Current research is limited in two ways: firstly, most studies depict macro-level data from the formal sector despite large segments of the population in India being within the informal sector; secondly, existing studies focus on traditional coping mechanisms instead of how new technologies complement the grid and can reduce the cost of electricity.
This project addresses the fundamental lack of knowledge about energy access at the firm level in Bihar (and India more generally). Informal and small and medium-sized firms are hard to reach for policymakers. Furthermore, political attention is devoted to increasing household electrification rates; whether small and medium-sized or informal firms suffer from similar challenges remains poorly understood. As a result, the extent to which electricity is a binding constraint on productivity is unknown.

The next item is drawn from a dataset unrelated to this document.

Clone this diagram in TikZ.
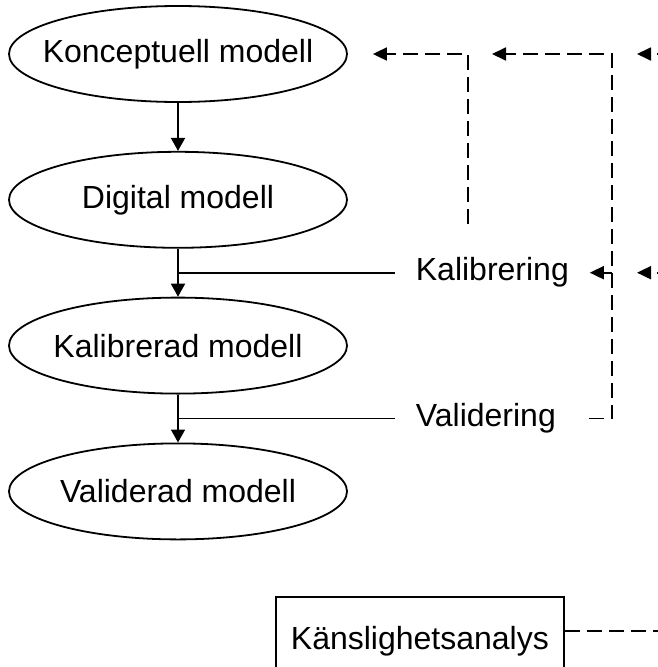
\documentclass[tikz,border=0pt]{standalone}
\usepackage{fontspec}
\setmainfont{Liberation Sans}
\usetikzlibrary{positioning, arrows.meta, shapes.geometric}

\begin{document}
\begin{tikzpicture}[x=1pt, y=-1pt, line width=1.8pt,
    font=\fontsize{32}{38}\selectfont,
    model/.style={draw, ellipse, minimum width=338pt, minimum height=96pt, inner sep=0pt,
      label={center:#1}},
    steplabel/.style={inner xsep=20pt, inner ysep=33pt},
    flow/.style={-{Triangle[length=13pt, width=14pt]}},
    dashline/.style={dash pattern=on 15pt off 7pt},
    feedback/.style={dashline, -{Triangle[length=14pt, width=13pt]}}]
  \useasboundingbox (0,0) rectangle (658,667);

  % model chain
  \node[model=Konceptuell modell] (konc) at (178,54) {};
  \node[model=Digital modell, below=48pt of konc] (dig) {};
  \node[model=Kalibrerad modell, below=48pt of dig] (kalibmod) {};
  \node[model=Validerad modell, below=48pt of kalibmod] (validmod) {};

  \draw[flow] (konc) -- (dig);
  \draw[flow] (dig) -- coordinate (kalibpt) (kalibmod);
  \draw[flow] (kalibmod) -- coordinate (validpt) (validmod);

  % steps
  \node[steplabel, right=217pt of kalibpt] (kalib) {Kalibrering};
  \node[steplabel, right=217pt of validpt] (valid) {Validering};
  \draw (kalibpt) -- (kalib);
  \draw (validpt) -- (valid);

  % feedback loops
  \coordinate (rail) at (612,54);
  \coordinate (railtip) at (492,54);
  \coordinate (inA) at (637,54);
  \coordinate (inB) at (inA |- kalib.east);
  \draw[feedback, shorten >=25pt] ([xshift=-24pt]kalib.north) |- (konc.east);
  \draw[feedback] ([xshift=12pt]valid.east) -| (rail) -- (railtip);
  \draw[feedback] (kalib.east -| rail) -- (kalib.east);
  \draw[feedback] ([xshift=35pt]inA) -- (inA);
  \draw[feedback] ([xshift=35pt]inB) -- (inB);

  % sensitivity
  \node[draw, anchor=north west, minimum width=288pt, minimum height=88pt] (sens)
    at (275,596) {Känslighetsanalys};
  \coordinate (outC) at (672,631);
  \draw[dashline] (sens.east |- outC) -- (outC);
\end{tikzpicture}
\end{document}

At this stage, policymakers are unaware which firms face energy challenges and how costly these challenges can be.
To reduce the knowledge gap, the team samples 1,000 small and medium-sized firms in Bihar. A survey is used to obtain information regarding the firm’s electricity needs, whether these needs are met, essential reforms, the consequences in gaps between supply and demand, and whether new technologies can help reduce firms' vulnerability to poor electric infrastructures.